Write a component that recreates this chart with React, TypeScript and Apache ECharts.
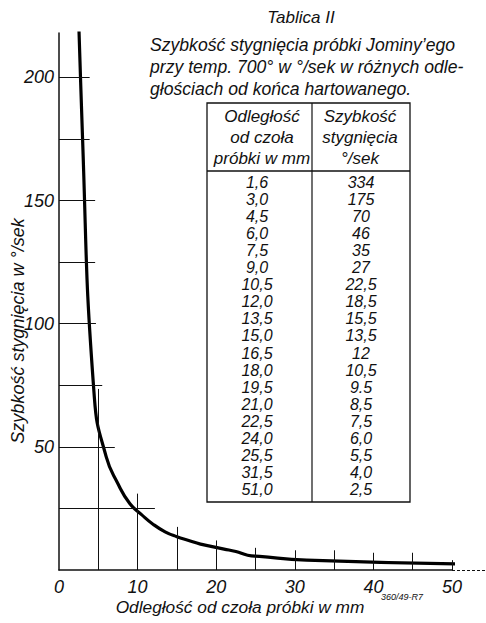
import React, { useEffect, useRef } from 'react';
import * as echarts from 'echarts';

// Table data (as printed)
const distanceLabels = ['1,6', '3,0', '4,5', '6,0', '7,5', '9,0', '10,5', '12,0', '13,5', '15,0', '16,5', '18,0', '19,5', '21,0', '22,5', '24,0', '25,5', '31,5', '51,0'];
const rateLabels = ['334', '175', '70', '46', '35', '27', '22,5', '18,5', '15,5', '13,5', '12', '10,5', '9.5', '8,5', '7,5', '6,0', '5,5', '4,0', '2,5'];
const toNum = (s: string) => parseFloat(s.replace(',', '.'));
const curveData = distanceLabels.map((d, i) => [toNum(d), toNum(rateLabels[i])]);

const xTickLabels = [0, 10, 20, 30, 40, 50];
const yTickLabels = [50, 100, 150, 200];
// partial guide lines: [y value, x end]
const hGuides = [[200, 3.9], [175, 3.9], [150, 4.6], [125, 4.6], [100, 4.7], [75, 5.5], [50, 7.1], [25, 12.2]];
// partial guide lines: [x value, y end]
const vGuides = [[5, 73.5], [10, 31], [15, 17.5], [20, 12], [25, 9], [30, 8], [35, 8], [40, 7], [45, 7], [50, 4]];

const titleText = 'Tablica II';
const titleLines = [
  'Szybkość stygnięcia próbki Jominy\u2019ego',
  'przy temp. 700° w °/sek w różnych odle-',
  'głościach od końca hartowanego.',
];
const headLeft = ['Odległość', 'od czoła', 'próbki w mm'];
const headRight = ['Szybkość', 'stygnięcia', '°/sek'];
const xName = 'Odległość od czoła próbki w mm';
const yName = 'Szybkość stygnięcia w °/sek';
const refCode = '360/49-R7';

const FONT = '"Liberation Sans", Arial, sans-serif';
const INK = '#111';

export default function App() {
  const ref = useRef<HTMLDivElement>(null);
  useEffect(() => {
    document.body.style.margin = '0';
    const chart = echarts.init(ref.current!, null, { renderer: 'svg' });

    const tFont = (size: number) => ({ fontFamily: FONT, fontStyle: 'italic', fontSize: size, fill: INK });

    const graphic: any[] = [];
    graphic.push({ type: 'text', x: 301, y: 17, style: { text: titleText, align: 'center', verticalAlign: 'middle', ...tFont(17) } });
    titleLines.forEach((t, i) => {
      graphic.push({ type: 'text', x: 150, y: 45 + i * 22, style: { text: t, align: 'left', verticalAlign: 'middle', ...tFont(17.6) } });
    });
    // table frame
    const tl = 207, tr = 410, tt = 103, tb = 502, tm = 312, th = 171;
    graphic.push({ type: 'rect', shape: { x: tl, y: tt, width: tr - tl, height: tb - tt }, style: { fill: '#fff', stroke: INK, lineWidth: 1.3 } });
    graphic.push({ type: 'line', shape: { x1: tm, y1: tt, x2: tm, y2: tb }, style: { stroke: INK, lineWidth: 1.2 } });
    graphic.push({ type: 'line', shape: { x1: tl, y1: th, x2: tr, y2: th }, style: { stroke: INK, lineWidth: 1.5 } });
    headLeft.forEach((t, i) => {
      graphic.push({ type: 'text', x: 262, y: 116 + i * 21, style: { text: t, align: 'center', verticalAlign: 'middle', ...tFont(17) } });
    });
    headRight.forEach((t, i) => {
      graphic.push({ type: 'text', x: 360, y: 116 + i * 21, style: { text: t, align: 'center', verticalAlign: 'middle', ...tFont(17) } });
    });
    distanceLabels.forEach((t, i) => {
      const y = 182 + i * 17.1;
      graphic.push({ type: 'text', x: 257, y, style: { text: t, align: 'center', verticalAlign: 'middle', ...tFont(16) } });
      graphic.push({ type: 'text', x: 361, y, style: { text: rateLabels[i], align: 'center', verticalAlign: 'middle', ...tFont(16) } });
    });
    // axis names
    graphic.push({ type: 'text', x: 240, y: 607, style: { text: xName, align: 'center', verticalAlign: 'middle', ...tFont(17.3) } });
    graphic.push({ type: 'text', x: 18, y: 331, rotation: Math.PI / 2, style: { text: yName, align: 'center', verticalAlign: 'middle', ...tFont(18) } });
    graphic.push({ type: 'text', x: 402, y: 597, style: { text: refCode, align: 'center', verticalAlign: 'middle', ...tFont(9) } });
    // x axis line extension
    graphic.push({ type: 'line', shape: { x1: 452, y1: 570.5, x2: 486, y2: 570.5 }, style: { stroke: INK, lineWidth: 1.2, lineDash: [3, 2] } });

    const guideLines: any[] = [];
    hGuides.forEach(([y, xe]) => guideLines.push([{ coord: [0, y] }, { coord: [xe, y] }]));
    vGuides.forEach(([x, ye]) => guideLines.push([{ coord: [x, 0] }, { coord: [x, ye] }]));

    chart.setOption({
      animation: false,
      grid: { left: 59, right: 34, top: 33, bottom: 53, containLabel: false },
      xAxis: {
        type: 'value', min: 0, max: 50, interval: 10,
        axisLine: { lineStyle: { color: INK, width: 1.5 } },
        axisTick: { show: false },
        splitLine: { show: false },
        axisLabel: {
          margin: 8, color: INK, fontSize: 18, fontStyle: 'italic', fontFamily: FONT,
          formatter: (v: number) => (xTickLabels.includes(v) ? String(v) : ''),
        },
      },
      yAxis: {
        type: 'value', min: 0, max: 218, interval: 50,
        axisLine: { show: true, lineStyle: { color: INK, width: 1.5 } },
        axisTick: { show: false },
        splitLine: { show: false },
        axisLabel: {
          margin: 5, color: INK, fontSize: 18, fontStyle: 'italic', fontFamily: FONT,
          showMaxLabel: false,
          formatter: (v: number) => (yTickLabels.includes(v) ? String(v) : ''),
        },
      },
      series: [
        {
          type: 'line',
          data: curveData,
          smooth: true,
          showSymbol: false,
          clip: true,
          lineStyle: { color: '#000', width: 3.2 },
          z: 3,
          markLine: {
            silent: true,
            symbol: ['none', 'none'],
            label: { show: false },
            lineStyle: { color: INK, width: 1, type: 'solid' },
            data: guideLines,
          },
        },
      ],
      graphic,
    });
    return () => chart.dispose();
  }, []);
  return <div ref={ref} style={{ width: 486, height: 623 }} />;
}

++++++

# Your instructions
Extract from the material all lines containing the string "React".

# Final answer
Write a component that recreates this chart with React, TypeScript and Apache ECharts.
import React, { useEffect, useRef } from 'react';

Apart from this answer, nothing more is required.